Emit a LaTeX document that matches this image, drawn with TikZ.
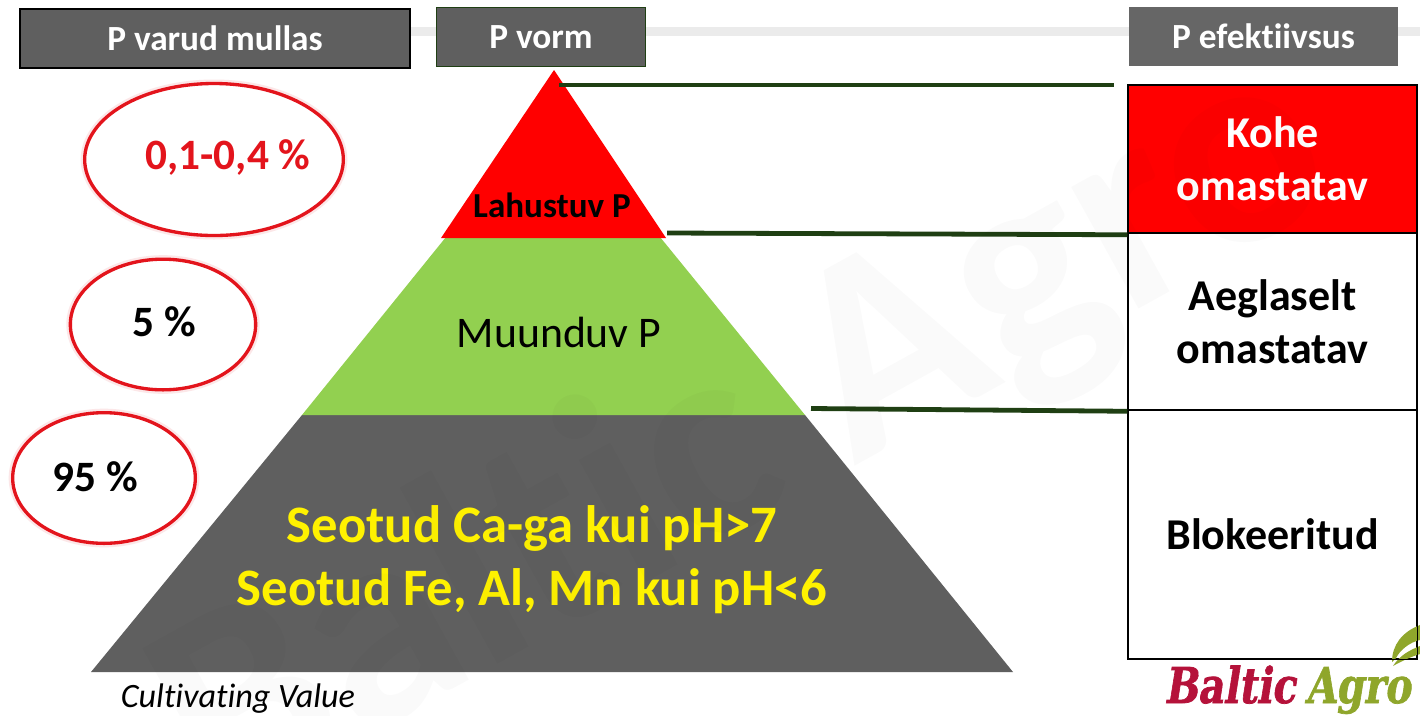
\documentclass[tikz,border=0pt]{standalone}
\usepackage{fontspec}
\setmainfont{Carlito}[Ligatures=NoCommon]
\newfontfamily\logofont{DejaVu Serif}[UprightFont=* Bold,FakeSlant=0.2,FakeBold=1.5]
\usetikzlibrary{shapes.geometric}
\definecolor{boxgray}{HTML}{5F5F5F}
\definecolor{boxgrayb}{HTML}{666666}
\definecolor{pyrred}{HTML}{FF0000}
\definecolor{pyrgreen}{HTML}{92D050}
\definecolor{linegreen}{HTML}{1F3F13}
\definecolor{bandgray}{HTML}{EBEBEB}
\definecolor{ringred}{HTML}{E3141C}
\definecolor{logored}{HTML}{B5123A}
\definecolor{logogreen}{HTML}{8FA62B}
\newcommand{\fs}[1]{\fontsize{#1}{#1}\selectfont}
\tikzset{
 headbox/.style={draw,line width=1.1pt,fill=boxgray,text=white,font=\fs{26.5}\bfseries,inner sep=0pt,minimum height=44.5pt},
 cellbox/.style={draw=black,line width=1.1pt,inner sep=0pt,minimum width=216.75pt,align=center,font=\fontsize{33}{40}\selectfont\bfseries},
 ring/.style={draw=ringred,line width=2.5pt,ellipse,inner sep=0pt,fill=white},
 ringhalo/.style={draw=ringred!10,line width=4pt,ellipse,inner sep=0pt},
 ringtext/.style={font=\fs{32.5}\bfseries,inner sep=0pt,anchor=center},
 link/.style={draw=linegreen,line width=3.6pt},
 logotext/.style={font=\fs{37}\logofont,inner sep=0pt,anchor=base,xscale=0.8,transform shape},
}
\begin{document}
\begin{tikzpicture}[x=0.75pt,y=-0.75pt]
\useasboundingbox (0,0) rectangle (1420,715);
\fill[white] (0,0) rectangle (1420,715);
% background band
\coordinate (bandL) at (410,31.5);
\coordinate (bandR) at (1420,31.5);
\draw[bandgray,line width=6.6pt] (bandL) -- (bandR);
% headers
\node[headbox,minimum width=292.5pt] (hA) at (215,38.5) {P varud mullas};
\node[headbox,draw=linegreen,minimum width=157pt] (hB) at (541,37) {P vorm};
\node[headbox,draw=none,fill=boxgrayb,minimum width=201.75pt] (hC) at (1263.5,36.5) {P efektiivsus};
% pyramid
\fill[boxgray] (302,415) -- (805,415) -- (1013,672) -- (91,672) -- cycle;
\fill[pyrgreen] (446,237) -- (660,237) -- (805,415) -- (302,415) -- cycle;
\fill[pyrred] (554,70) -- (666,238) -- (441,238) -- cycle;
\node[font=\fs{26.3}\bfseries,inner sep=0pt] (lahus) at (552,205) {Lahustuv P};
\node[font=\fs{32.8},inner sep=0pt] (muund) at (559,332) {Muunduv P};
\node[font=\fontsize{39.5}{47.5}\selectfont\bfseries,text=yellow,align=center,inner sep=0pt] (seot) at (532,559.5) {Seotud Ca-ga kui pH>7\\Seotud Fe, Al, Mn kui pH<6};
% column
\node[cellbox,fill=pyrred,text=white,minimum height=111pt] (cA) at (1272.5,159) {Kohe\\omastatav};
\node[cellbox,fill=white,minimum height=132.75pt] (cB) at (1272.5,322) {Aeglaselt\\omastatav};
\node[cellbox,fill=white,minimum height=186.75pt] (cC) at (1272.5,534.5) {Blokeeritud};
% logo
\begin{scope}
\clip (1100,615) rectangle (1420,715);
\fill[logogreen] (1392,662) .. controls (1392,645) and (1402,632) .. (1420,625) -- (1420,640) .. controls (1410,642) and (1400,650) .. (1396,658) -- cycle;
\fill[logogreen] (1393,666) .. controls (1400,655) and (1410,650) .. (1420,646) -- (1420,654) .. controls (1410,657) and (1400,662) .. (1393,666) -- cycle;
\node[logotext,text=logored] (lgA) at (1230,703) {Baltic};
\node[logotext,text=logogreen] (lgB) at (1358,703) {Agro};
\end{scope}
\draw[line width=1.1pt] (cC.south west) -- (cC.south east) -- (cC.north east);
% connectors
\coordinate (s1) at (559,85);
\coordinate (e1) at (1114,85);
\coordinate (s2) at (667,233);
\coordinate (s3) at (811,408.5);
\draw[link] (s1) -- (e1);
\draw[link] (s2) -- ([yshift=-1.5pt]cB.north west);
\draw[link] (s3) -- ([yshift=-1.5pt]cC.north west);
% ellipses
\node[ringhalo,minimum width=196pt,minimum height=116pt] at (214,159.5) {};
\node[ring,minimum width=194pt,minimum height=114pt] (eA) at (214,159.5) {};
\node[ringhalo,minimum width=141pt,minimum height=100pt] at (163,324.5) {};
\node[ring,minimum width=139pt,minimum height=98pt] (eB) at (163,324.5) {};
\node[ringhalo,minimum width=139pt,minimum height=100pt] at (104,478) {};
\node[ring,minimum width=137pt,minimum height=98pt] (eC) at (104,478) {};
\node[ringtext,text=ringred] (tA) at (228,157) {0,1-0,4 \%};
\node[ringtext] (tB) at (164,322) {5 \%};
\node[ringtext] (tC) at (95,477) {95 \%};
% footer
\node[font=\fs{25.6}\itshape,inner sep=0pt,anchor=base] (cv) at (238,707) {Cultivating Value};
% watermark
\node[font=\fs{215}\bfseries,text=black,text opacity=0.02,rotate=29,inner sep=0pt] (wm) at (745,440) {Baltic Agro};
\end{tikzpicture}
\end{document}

--------------------

- Requirements
Without including any picture, repeat the data exactly.

- Output for this task
Emit a LaTeX document that matches this image, drawn with TikZ.
\documentclass[tikz,border=0pt]{standalone}
\usepackage{fontspec}
\setmainfont{Carlito}[Ligatures=NoCommon]
\newfontfamily\logofont{DejaVu Serif}[UprightFont=* Bold,FakeSlant=0.2,FakeBold=1.5]
\usetikzlibrary{shapes.geometric}
\definecolor{boxgray}{HTML}{5F5F5F}
\definecolor{boxgrayb}{HTML}{666666}
\definecolor{pyrred}{HTML}{FF0000}
\definecolor{pyrgreen}{HTML}{92D050}
\definecolor{linegreen}{HTML}{1F3F13}
\definecolor{bandgray}{HTML}{EBEBEB}
\definecolor{ringred}{HTML}{E3141C}
\definecolor{logored}{HTML}{B5123A}
\definecolor{logogreen}{HTML}{8FA62B}
\newcommand{\fs}[1]{\fontsize{#1}{#1}\selectfont}
\tikzset{
 headbox/.style={draw,line width=1.1pt,fill=boxgray,text=white,font=\fs{26.5}\bfseries,inner sep=0pt,minimum height=44.5pt},
 cellbox/.style={draw=black,line width=1.1pt,inner sep=0pt,minimum width=216.75pt,align=center,font=\fontsize{33}{40}\selectfont\bfseries},
 ring/.style={draw=ringred,line width=2.5pt,ellipse,inner sep=0pt,fill=white},
 ringhalo/.style={draw=ringred!10,line width=4pt,ellipse,inner sep=0pt},
 ringtext/.style={font=\fs{32.5}\bfseries,inner sep=0pt,anchor=center},
 link/.style={draw=linegreen,line width=3.6pt},
 logotext/.style={font=\fs{37}\logofont,inner sep=0pt,anchor=base,xscale=0.8,transform shape},
}
\begin{document}
\begin{tikzpicture}[x=0.75pt,y=-0.75pt]
\useasboundingbox (0,0) rectangle (1420,715);
\fill[white] (0,0) rectangle (1420,715);
% background band
\coordinate (bandL) at (410,31.5);
\coordinate (bandR) at (1420,31.5);
\draw[bandgray,line width=6.6pt] (bandL) -- (bandR);
% headers
\node[headbox,minimum width=292.5pt] (hA) at (215,38.5) {P varud mullas};
\node[headbox,draw=linegreen,minimum width=157pt] (hB) at (541,37) {P vorm};
\node[headbox,draw=none,fill=boxgrayb,minimum width=201.75pt] (hC) at (1263.5,36.5) {P efektiivsus};
% pyramid
\fill[boxgray] (302,415) -- (805,415) -- (1013,672) -- (91,672) -- cycle;
\fill[pyrgreen] (446,237) -- (660,237) -- (805,415) -- (302,415) -- cycle;
\fill[pyrred] (554,70) -- (666,238) -- (441,238) -- cycle;
\node[font=\fs{26.3}\bfseries,inner sep=0pt] (lahus) at (552,205) {Lahustuv P};
\node[font=\fs{32.8},inner sep=0pt] (muund) at (559,332) {Muunduv P};
\node[font=\fontsize{39.5}{47.5}\selectfont\bfseries,text=yellow,align=center,inner sep=0pt] (seot) at (532,559.5) {Seotud Ca-ga kui pH>7\\Seotud Fe, Al, Mn kui pH<6};
% column
\node[cellbox,fill=pyrred,text=white,minimum height=111pt] (cA) at (1272.5,159) {Kohe\\omastatav};
\node[cellbox,fill=white,minimum height=132.75pt] (cB) at (1272.5,322) {Aeglaselt\\omastatav};
\node[cellbox,fill=white,minimum height=186.75pt] (cC) at (1272.5,534.5) {Blokeeritud};
% logo
\begin{scope}
\clip (1100,615) rectangle (1420,715);
\fill[logogreen] (1392,662) .. controls (1392,645) and (1402,632) .. (1420,625) -- (1420,640) .. controls (1410,642) and (1400,650) .. (1396,658) -- cycle;
\fill[logogreen] (1393,666) .. controls (1400,655) and (1410,650) .. (1420,646) -- (1420,654) .. controls (1410,657) and (1400,662) .. (1393,666) -- cycle;
\node[logotext,text=logored] (lgA) at (1230,703) {Baltic};
\node[logotext,text=logogreen] (lgB) at (1358,703) {Agro};
\end{scope}
\draw[line width=1.1pt] (cC.south west) -- (cC.south east) -- (cC.north east);
% connectors
\coordinate (s1) at (559,85);
\coordinate (e1) at (1114,85);
\coordinate (s2) at (667,233);
\coordinate (s3) at (811,408.5);
\draw[link] (s1) -- (e1);
\draw[link] (s2) -- ([yshift=-1.5pt]cB.north west);
\draw[link] (s3) -- ([yshift=-1.5pt]cC.north west);
% ellipses
\node[ringhalo,minimum width=196pt,minimum height=116pt] at (214,159.5) {};
\node[ring,minimum width=194pt,minimum height=114pt] (eA) at (214,159.5) {};
\node[ringhalo,minimum width=141pt,minimum height=100pt] at (163,324.5) {};
\node[ring,minimum width=139pt,minimum height=98pt] (eB) at (163,324.5) {};
\node[ringhalo,minimum width=139pt,minimum height=100pt] at (104,478) {};
\node[ring,minimum width=137pt,minimum height=98pt] (eC) at (104,478) {};
\node[ringtext,text=ringred] (tA) at (228,157) {0,1-0,4 \%};
\node[ringtext] (tB) at (164,322) {5 \%};
\node[ringtext] (tC) at (95,477) {95 \%};
% footer
\node[font=\fs{25.6}\itshape,inner sep=0pt,anchor=base] (cv) at (238,707) {Cultivating Value};
% watermark
\node[font=\fs{215}\bfseries,text=black,text opacity=0.02,rotate=29,inner sep=0pt] (wm) at (745,440) {Baltic Agro};
\end{tikzpicture}
\end{document}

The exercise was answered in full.